# Equivalence of definitions of left coset

This article gives a proof/explanation of the equivalence of multiple definitions for the term left coset
View a complete list of pages giving proofs of equivalence of definitions

## The definitions that we have to prove as equivalent

We are given a group $G$ and a subgroup $H$. We'd like to know whether a subset $S$ of $G$ is a left coset of $H$. We want to show that the following three descriptions are equivalent:

1. $x^{-1}y$ is in $H$ for any $x,y \in S$, and for any fixed $x$, the map $y \mapsto x^{-1}y$ is a surjection from $S$ to $H$
2. There exists $g \in G$ such that $S = gH$
3. For any $x \in S$, $S = xH$

## Proof

We clearly have (3) implies (2) (because $S$ is nonempty). Let's show that (2) implies (1), and (1) implies (3) (the order of proof isn't really important, and once you see the proof, you'll see that it works all ways).

### (2) implies (1)

Suppose $S = gH$. Then, pick elements $x,y \in S$. By definition $x = ga$ and $y = gb$ with $a,b \in H$. So the element $x^{-1}y$ is $(ga)^{-1}(gb) = a^{-1}g^{-1}gb = a^{-1}b$. This element is in $H$.

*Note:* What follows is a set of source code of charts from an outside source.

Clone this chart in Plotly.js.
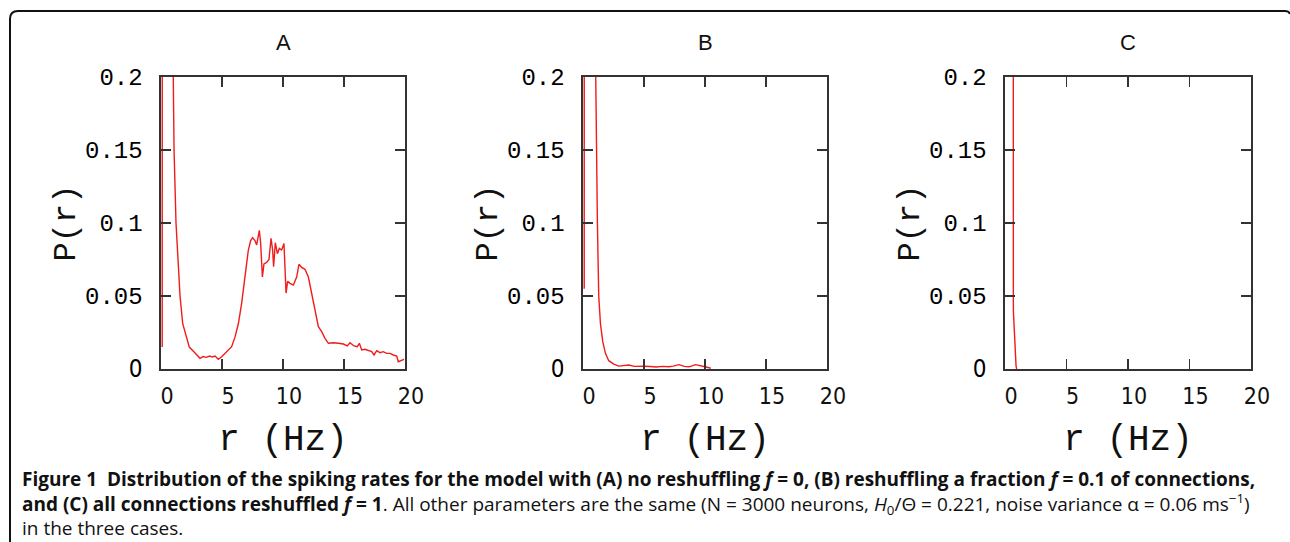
<!DOCTYPE html>
<html>
<head>
<meta charset="utf-8">
<script src="https://cdn.plot.ly/plotly-3.0.1.min.js"></script>
<style>html,body{margin:0;padding:0;background:#fff;}#chart{width:1290px;height:542px;}</style>
</head>
<body>
<div id="chart"></div>
<script>
// Panel A: no reshuffling (f = 0)
const rateA = [0.1, 0.12, 0.5, 0.96, 1.07, 1.23, 1.42, 1.56, 1.78, 2.05, 2.32, 2.79, 3.2, 3.45, 3.69, 4.0, 4.2, 4.43, 4.7, 4.97, 5.38, 5.79, 6.07, 6.34, 6.61, 6.89, 7.16, 7.35, 7.51, 7.7, 7.84, 8.06, 8.17, 8.31, 8.44, 8.66, 8.85, 9.02, 9.15, 9.23, 9.37, 9.54, 9.7, 9.89, 10.08, 10.25, 10.38, 10.57, 10.85, 11.12, 11.31, 11.53, 11.8, 12.08, 12.35, 12.62, 12.9, 13.17, 13.44, 13.72, 14.13, 14.54, 14.95, 15.27, 15.49, 15.82, 16.09, 16.26, 16.45, 16.72, 17.0, 17.27, 17.46, 17.68, 17.95, 18.22, 18.5, 18.77, 19.04, 19.32, 19.45, 19.73, 19.92];
const probA = [0.015, 1.5, 0.6, 0.2, 0.15, 0.1, 0.072, 0.05, 0.031, 0.022, 0.015, 0.011, 0.0073, 0.0085, 0.008, 0.0089, 0.0082, 0.0089, 0.0066, 0.0084, 0.0119, 0.0153, 0.022, 0.031, 0.045, 0.063, 0.0815, 0.088, 0.090, 0.088, 0.085, 0.095, 0.086, 0.063, 0.072, 0.073, 0.075, 0.0895, 0.0815, 0.070, 0.0865, 0.079, 0.0826, 0.0815, 0.086, 0.052, 0.060, 0.0587, 0.0575, 0.063, 0.0717, 0.0696, 0.0683, 0.063, 0.052, 0.039, 0.029, 0.0256, 0.021, 0.0176, 0.018, 0.0176, 0.0171, 0.0158, 0.018, 0.0158, 0.0153, 0.0176, 0.013, 0.0135, 0.0126, 0.0119, 0.0096, 0.0126, 0.0112, 0.0119, 0.0107, 0.0107, 0.0096, 0.0089, 0.005, 0.0062, 0.0066];

// Panel B: fraction f = 0.1 reshuffled
const rateB = [0.1, 0.12, 0.5, 1.01, 1.1, 1.18, 1.29, 1.43, 1.62, 1.84, 2.11, 2.52, 2.93, 3.3, 3.76, 4.2, 4.58, 5.0, 5.5, 6.0, 6.5, 7.0, 7.4, 7.87, 8.3, 8.7, 9.23, 9.78, 10.1, 10.47];
const probB = [0.055, 1.5, 0.6, 0.2, 0.15, 0.1, 0.05, 0.031, 0.0187, 0.0107, 0.0057, 0.0034, 0.002, 0.0024, 0.0027, 0.0018, 0.0016, 0.0019, 0.0017, 0.0014, 0.0018, 0.0015, 0.002, 0.003, 0.0018, 0.0015, 0.003, 0.0022, 0.0014, 0.0005];

// Panel C: all connections reshuffled (f = 1)
const rateC = [0.6, 0.68, 0.9, 0.95];
const probC = [3.0, 0.04, 0.002, 0];

const xTicks = [0, 5, 10, 15, 20];
const xTickText = ['0', '5', '10', '15', '20'];
const yTicks = [0, 0.05, 0.1, 0.15, 0.2];
const yTickText = ['<span style="font-family:\'DejaVu Sans Condensed\',\'Liberation Sans Narrow\',sans-serif">0</span>', '0.05', '0.1', '0.15', '0.2'];
const panelTitles = ['A', 'B', 'C'];
const xTitle = 'r (Hz)';
const yTitle = 'P(r)';

const W = 1290, H = 542;
const plotLeft = [161, 583, 1005];
const plotRight = [405, 827, 1251];
const plotTop = 77, plotBottom = 369;

const lineColor = '#333';
const red = 'rgb(240,28,28)';

const data = [
  {x: rateA, y: probA, xaxis: 'x', yaxis: 'y'},
  {x: rateB, y: probB, xaxis: 'x2', yaxis: 'y2'},
  {x: rateC, y: probC, xaxis: 'x3', yaxis: 'y3'}
].map(t => Object.assign(t, {type: 'scatter', mode: 'lines', line: {color: red, width: 1.4}, hoverinfo: 'skip', cliponaxis: true}));

function xAxis(i) {
  return {
    domain: [plotLeft[i] / W, plotRight[i] / W],
    anchor: i === 0 ? 'y' : 'y' + (i + 1),
    range: [0, 20],
    tickvals: xTicks, ticktext: xTickText, tickmode: 'array',
    ticks: 'inside', ticklen: 10, tickwidth: 1.5, tickcolor: lineColor,
    showline: true, linecolor: lineColor, linewidth: 1.6, mirror: 'ticks',
    showgrid: false, zeroline: false, automargin: false,
    tickfont: {family: "'DejaVu Sans Condensed','Liberation Sans Narrow',sans-serif", size: 23, color: '#111'},
    ticklabelstandoff: 6, ticklabelshift: 6,
    title: {text: xTitle, font: {family: "'Liberation Mono',monospace", size: 36, color: '#111'}, standoff: 16}
  };
}
function yAxis(i) {
  return {
    domain: [1 - plotBottom / H, 1 - plotTop / H],
    anchor: i === 0 ? 'x' : 'x' + (i + 1),
    range: [0, 0.2],
    tickvals: yTicks, ticktext: yTickText, tickmode: 'array',
    ticks: 'inside', ticklen: 10, tickwidth: 1.5, tickcolor: lineColor,
    showline: true, linecolor: lineColor, linewidth: 1.6, mirror: 'ticks',
    showgrid: false, zeroline: false, automargin: false,
    tickfont: {family: "'Liberation Mono',monospace", size: 24, color: '#000'},
    ticklabelstandoff: 12,
    title: {text: yTitle, font: {family: "'Liberation Mono',monospace", size: 32, color: '#111'}, standoff: 0}
  };
}

const annotations = panelTitles.map((t, i) => ({
  text: t, xref: 'paper', yref: 'paper',
  x: (plotLeft[i] + plotRight[i]) / 2 / W, y: 1 - 42 / H,
  xanchor: 'center', yanchor: 'middle', showarrow: false,
  font: {family: "'Liberation Sans',Arial,sans-serif", size: 22, color: '#111'}
}));

const captionLines = [
  '<b>Figure 1</b>\u00a0\u00a0<b>Distribution of the spiking rates for the model with (A) no reshuffling <i>f</i> = 0, (B) reshuffling a fraction <i>f</i> = 0.1 of connections,</b>',
  '<b>and (C) all connections reshuffled <i>f</i> = 1</b>. All other parameters are the same (N = 3000 neurons, <i>H</i><sub>0</sub>/Θ = 0.221, noise variance α = 0.06 ms<sup>−1</sup>)',
  'in the three cases.'
];
annotations.push({
  text: captionLines.join('<br>'), xref: 'paper', yref: 'paper', x: 20 / W, y: 1 - 503 / H,
  xanchor: 'left', yanchor: 'middle', align: 'left', showarrow: false,
  font: {family: "'Open Sans','Noto Sans',sans-serif", size: 19, color: '#111'}
});

const px = v => v / W, py = v => 1 - v / H;
const borderPath = `M ${px(10)},0 L ${px(10)},${py(19)} Q ${px(10)},${py(11)} ${px(18)},${py(11)} L ${px(1285)},${py(11)} Q ${px(1289)},${py(11)} ${px(1290)},${py(14)}`;

const layout = {
  width: W, height: H,
  margin: {l: 0, r: 0, t: 0, b: 0},
  paper_bgcolor: '#fff', plot_bgcolor: '#fff',
  showlegend: false,
  xaxis: xAxis(0), xaxis2: xAxis(1), xaxis3: xAxis(2),
  yaxis: yAxis(0), yaxis2: yAxis(1), yaxis3: yAxis(2),
  annotations: annotations,
  shapes: [{type: 'path', xref: 'paper', yref: 'paper', path: borderPath, line: {color: '#111', width: 2}}]
};

Plotly.newPlot('chart', data, layout, {staticPlot: true, displayModeBar: false});
</script>
</body>
</html>
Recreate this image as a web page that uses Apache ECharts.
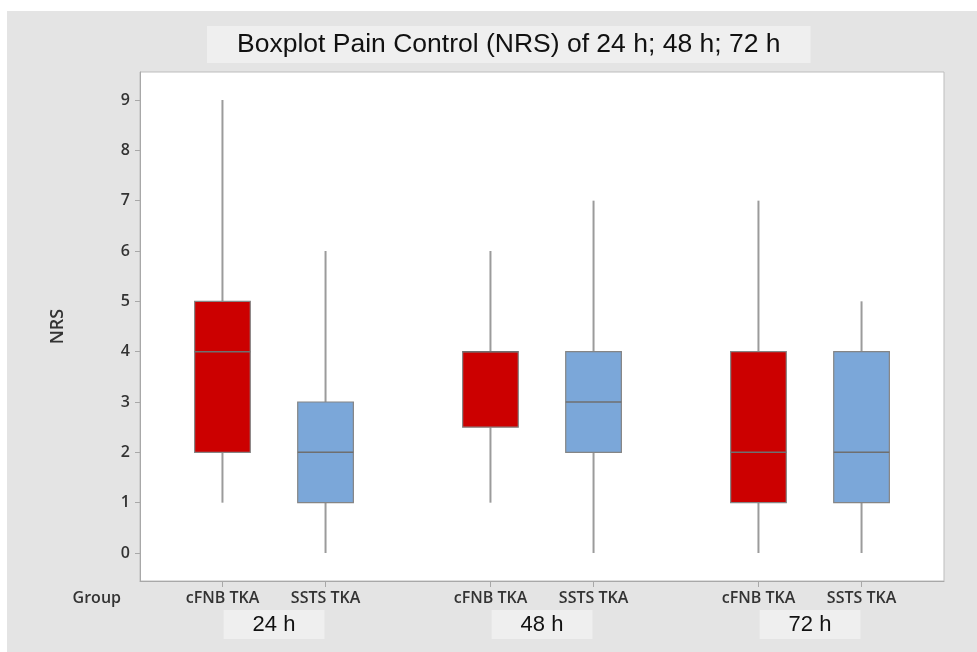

Also, given any $h \in H$, we have $y = xh \in S$ and $h = x^{-1}y$, so every $h \in H$ occurs as $x^{-1}y$ for some choice of $x$ and $y$. So the map from $S$ to $H$ is a surjection.

### (1) implies (3)

Suppose it is true that $x^{-1}y \in H$ for any $x,y \in S$. Then, pick any $x \in S$. We want to show that $S = xH$.

First, observe that $S \subset xH$. That's because given $y \in S$, $x^{-1}y = h \in H$, so $y = xh$.

We now want to show that $xH \subset S$. In other words, we want to show that any element of the form $xh$ lives inside $S$. But this follows from the fact that for any $h \in H$, there exists $y \in S$ such that $x^{-1}y = h$, so we get that $xh \in S$.